There’s a reason Shakespeare’s early Roman revenge play is seldom done: it’s a mix of the horrific and the absurd, a nihilistic race to the bottom embracing rape, murder, mutilation and cannibalism. Successful productions embrace the gore and excess. This one removes the claret completely.
Directed by Jude Christian, this production features an all-female or non-binary ensemble to no obvious purpose or effect, and is almost decorous. Cluttered with conceptual gimmicks, well-spoken but bloodless, it’s the sort of show a well-heeled girls’ school might mount.
There’s still a nerdy pleasure to be had in the moments of fine poetry and echoes of future greatness to be found in this rarity. The character of the cynically plotting, heroically unrepentant Moor Aaron is like a prototype of Othello and Iago rolled into one, for instance. He is given roaring life here by Kibong Tanji, in the production’s standout performance.

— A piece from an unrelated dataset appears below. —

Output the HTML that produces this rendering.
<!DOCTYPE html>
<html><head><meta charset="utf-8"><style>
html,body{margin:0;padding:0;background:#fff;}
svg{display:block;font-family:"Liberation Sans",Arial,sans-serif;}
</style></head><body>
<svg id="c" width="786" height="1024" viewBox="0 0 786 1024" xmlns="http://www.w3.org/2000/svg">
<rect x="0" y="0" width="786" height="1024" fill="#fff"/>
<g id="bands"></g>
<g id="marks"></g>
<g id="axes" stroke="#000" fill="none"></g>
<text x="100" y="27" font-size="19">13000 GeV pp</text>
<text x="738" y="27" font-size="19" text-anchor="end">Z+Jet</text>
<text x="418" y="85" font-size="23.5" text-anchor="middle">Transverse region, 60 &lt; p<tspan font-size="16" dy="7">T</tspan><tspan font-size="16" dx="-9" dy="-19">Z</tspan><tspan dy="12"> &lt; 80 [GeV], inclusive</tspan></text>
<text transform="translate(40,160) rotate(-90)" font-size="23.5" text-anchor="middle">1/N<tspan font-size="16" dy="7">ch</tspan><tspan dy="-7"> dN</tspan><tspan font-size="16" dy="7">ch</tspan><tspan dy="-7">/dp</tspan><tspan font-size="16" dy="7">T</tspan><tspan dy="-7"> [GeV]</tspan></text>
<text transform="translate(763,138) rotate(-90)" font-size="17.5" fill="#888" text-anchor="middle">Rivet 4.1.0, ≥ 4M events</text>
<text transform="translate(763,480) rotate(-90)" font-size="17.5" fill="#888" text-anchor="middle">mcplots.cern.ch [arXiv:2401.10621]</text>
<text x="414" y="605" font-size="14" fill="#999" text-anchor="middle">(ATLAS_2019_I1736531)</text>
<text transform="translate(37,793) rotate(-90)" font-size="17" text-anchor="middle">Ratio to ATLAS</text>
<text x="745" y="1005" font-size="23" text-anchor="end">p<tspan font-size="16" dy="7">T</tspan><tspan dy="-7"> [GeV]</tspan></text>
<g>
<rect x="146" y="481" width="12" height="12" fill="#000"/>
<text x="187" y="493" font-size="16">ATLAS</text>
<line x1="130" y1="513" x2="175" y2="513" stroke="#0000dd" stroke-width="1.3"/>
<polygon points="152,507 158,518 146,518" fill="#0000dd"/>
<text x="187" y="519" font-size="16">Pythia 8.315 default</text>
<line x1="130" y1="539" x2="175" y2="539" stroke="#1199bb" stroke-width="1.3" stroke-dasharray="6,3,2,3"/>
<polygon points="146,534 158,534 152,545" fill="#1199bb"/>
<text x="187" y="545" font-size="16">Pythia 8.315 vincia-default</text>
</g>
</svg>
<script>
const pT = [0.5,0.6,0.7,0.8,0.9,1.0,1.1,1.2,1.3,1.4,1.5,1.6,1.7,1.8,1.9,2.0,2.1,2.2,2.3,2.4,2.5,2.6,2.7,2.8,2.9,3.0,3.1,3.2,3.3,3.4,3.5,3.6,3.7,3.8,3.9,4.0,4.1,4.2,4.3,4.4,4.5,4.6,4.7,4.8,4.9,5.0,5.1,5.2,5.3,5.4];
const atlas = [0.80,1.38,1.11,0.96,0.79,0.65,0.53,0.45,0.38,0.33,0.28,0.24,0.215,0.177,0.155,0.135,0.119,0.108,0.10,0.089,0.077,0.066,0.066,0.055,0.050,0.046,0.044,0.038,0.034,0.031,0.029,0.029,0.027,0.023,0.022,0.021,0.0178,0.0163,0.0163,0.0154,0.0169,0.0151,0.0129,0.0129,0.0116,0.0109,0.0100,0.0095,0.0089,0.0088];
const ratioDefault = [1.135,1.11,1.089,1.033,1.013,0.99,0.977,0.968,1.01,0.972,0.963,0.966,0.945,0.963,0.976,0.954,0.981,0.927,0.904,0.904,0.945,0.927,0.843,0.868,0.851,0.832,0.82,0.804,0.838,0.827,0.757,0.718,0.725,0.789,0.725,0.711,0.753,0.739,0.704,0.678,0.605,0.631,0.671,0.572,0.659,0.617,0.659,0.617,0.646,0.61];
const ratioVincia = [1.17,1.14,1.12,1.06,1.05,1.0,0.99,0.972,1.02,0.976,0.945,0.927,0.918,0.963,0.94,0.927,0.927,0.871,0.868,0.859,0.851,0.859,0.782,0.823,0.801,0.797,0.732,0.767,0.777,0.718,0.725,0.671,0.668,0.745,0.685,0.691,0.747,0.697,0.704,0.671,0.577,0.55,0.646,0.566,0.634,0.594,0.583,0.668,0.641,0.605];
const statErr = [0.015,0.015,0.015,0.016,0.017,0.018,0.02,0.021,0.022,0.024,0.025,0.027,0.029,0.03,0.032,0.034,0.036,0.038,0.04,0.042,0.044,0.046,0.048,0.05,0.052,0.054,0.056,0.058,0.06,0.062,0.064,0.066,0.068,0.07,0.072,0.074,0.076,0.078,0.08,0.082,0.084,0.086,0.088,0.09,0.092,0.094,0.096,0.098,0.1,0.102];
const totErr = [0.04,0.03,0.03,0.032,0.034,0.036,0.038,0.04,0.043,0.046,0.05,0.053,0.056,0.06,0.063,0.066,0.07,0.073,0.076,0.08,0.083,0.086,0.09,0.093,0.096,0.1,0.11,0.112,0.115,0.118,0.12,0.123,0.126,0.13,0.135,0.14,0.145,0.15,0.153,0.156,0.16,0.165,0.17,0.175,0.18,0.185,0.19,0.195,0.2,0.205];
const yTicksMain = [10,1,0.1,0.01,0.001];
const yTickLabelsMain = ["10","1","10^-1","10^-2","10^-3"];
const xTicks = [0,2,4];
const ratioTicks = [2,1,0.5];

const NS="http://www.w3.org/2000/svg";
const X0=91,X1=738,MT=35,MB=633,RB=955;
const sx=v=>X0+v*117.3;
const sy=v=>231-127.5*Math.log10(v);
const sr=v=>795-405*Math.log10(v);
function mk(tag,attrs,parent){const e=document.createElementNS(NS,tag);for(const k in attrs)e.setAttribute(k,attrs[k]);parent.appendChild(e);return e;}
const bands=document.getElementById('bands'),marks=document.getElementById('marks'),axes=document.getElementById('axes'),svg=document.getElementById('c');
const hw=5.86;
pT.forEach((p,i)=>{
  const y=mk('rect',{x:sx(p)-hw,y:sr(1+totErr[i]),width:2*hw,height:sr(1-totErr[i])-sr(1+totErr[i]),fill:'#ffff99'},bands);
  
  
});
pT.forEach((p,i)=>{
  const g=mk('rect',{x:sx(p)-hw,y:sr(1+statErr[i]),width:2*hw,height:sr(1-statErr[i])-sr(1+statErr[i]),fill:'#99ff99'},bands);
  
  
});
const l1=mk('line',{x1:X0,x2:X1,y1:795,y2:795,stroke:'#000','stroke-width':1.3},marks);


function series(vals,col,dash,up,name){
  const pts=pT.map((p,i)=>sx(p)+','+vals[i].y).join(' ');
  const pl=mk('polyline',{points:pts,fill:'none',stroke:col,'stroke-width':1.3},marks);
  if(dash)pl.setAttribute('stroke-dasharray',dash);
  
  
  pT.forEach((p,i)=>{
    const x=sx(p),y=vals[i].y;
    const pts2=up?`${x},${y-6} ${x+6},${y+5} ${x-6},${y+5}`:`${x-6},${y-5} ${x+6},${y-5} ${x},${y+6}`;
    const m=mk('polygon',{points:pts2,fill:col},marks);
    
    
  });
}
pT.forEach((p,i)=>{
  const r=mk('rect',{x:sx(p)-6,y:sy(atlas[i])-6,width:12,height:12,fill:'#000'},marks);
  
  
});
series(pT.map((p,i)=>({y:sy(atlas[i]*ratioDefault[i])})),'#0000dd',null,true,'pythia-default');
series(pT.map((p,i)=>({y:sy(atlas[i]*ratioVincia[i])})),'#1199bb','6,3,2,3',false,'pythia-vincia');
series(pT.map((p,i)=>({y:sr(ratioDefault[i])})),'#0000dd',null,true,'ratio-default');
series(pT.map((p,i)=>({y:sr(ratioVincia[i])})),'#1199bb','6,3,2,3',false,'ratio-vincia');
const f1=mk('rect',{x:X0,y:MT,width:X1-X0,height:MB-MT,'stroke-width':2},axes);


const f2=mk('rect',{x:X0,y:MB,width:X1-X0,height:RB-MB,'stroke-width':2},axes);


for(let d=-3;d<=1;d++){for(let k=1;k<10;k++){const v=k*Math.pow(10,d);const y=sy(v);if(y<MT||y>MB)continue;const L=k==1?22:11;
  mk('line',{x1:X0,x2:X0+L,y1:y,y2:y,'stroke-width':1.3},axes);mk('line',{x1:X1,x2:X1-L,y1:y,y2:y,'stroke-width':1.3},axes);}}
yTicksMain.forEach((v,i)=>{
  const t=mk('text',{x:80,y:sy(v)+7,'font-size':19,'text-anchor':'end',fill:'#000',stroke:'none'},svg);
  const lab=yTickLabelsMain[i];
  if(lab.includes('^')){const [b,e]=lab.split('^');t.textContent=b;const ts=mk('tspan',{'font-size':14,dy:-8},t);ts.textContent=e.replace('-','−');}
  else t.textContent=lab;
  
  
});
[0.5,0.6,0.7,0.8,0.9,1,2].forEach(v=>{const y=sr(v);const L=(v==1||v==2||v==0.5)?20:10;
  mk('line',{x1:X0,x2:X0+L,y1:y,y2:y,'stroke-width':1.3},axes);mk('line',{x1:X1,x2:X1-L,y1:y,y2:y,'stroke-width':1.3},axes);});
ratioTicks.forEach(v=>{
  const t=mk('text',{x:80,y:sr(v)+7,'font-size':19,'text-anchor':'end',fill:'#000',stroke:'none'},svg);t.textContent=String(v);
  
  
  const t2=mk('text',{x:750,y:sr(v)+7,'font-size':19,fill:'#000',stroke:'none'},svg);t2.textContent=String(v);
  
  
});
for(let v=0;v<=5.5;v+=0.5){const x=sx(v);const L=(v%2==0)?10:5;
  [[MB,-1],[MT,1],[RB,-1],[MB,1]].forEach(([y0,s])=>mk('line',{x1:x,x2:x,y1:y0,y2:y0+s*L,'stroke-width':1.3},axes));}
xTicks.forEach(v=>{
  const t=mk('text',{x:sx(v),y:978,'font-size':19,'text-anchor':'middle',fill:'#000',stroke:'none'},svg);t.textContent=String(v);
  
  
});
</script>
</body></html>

Mostly, though, Christian’s staging alternates between the bland and the cartoonish. Katy Stephens is the ageing general Titus, and she speaks all the words in the right order with the correct intonation but without any sense of genuine feeling. As Titus’s brother Marcus, Sophie Russell seems almost tranquilised, listing the violations wrought upon Titus’s daughter Lavinia as if reading a shopping list.
As the Goth queen Tamora, whom Titus captured in battle, Kirsten Foster is a hissing caricature of malice. Lucy McCormick’s devious emperor Saturninus, who marries Tamora, strikes ridiculous poses and at one point starts delivering the verse like a lounge singer. The cast also sing jaunty modern songs at the beginning and end of each act: one of them is about a bunny rabbit.
They all wear Kim Jong-Un style tunics and trousers in different colours, which is boring and sometimes makes them hard to differentiate. Beau Holland provides some authentic Shakespearean comedy in a series of doomed role, completely upstaging and subverting the surrounding action.
Christian has also decided that in this candlelit venue, each of the play’s 14 deaths should be represented by a taper being extinguished. Call it snuff theatre. This cumbersome device becomes risible as candles are hacked to bits with knives, melted with a blowtorch, chewed up by a power drill and pulverised by a mallet.
Each newly dead character then ritualistically dunks a circle of wicks into a vat of tallow, symbolizing that a new generation will be born and, presumably, slaughtered. A stage-manager bustles about ensuring everyone has enough candles to butcher. The wax-related shenanigans push the show to a running time of nearly three hours.
Some of the horror visited on Lavinia, and the grisly reprisals Titus exacts on Tamora and her sons as a result, cuts through. But one comes away with a strong impression of a director with no overarching vision for this flawed play, chucking ideas at it in the hope that some will stick.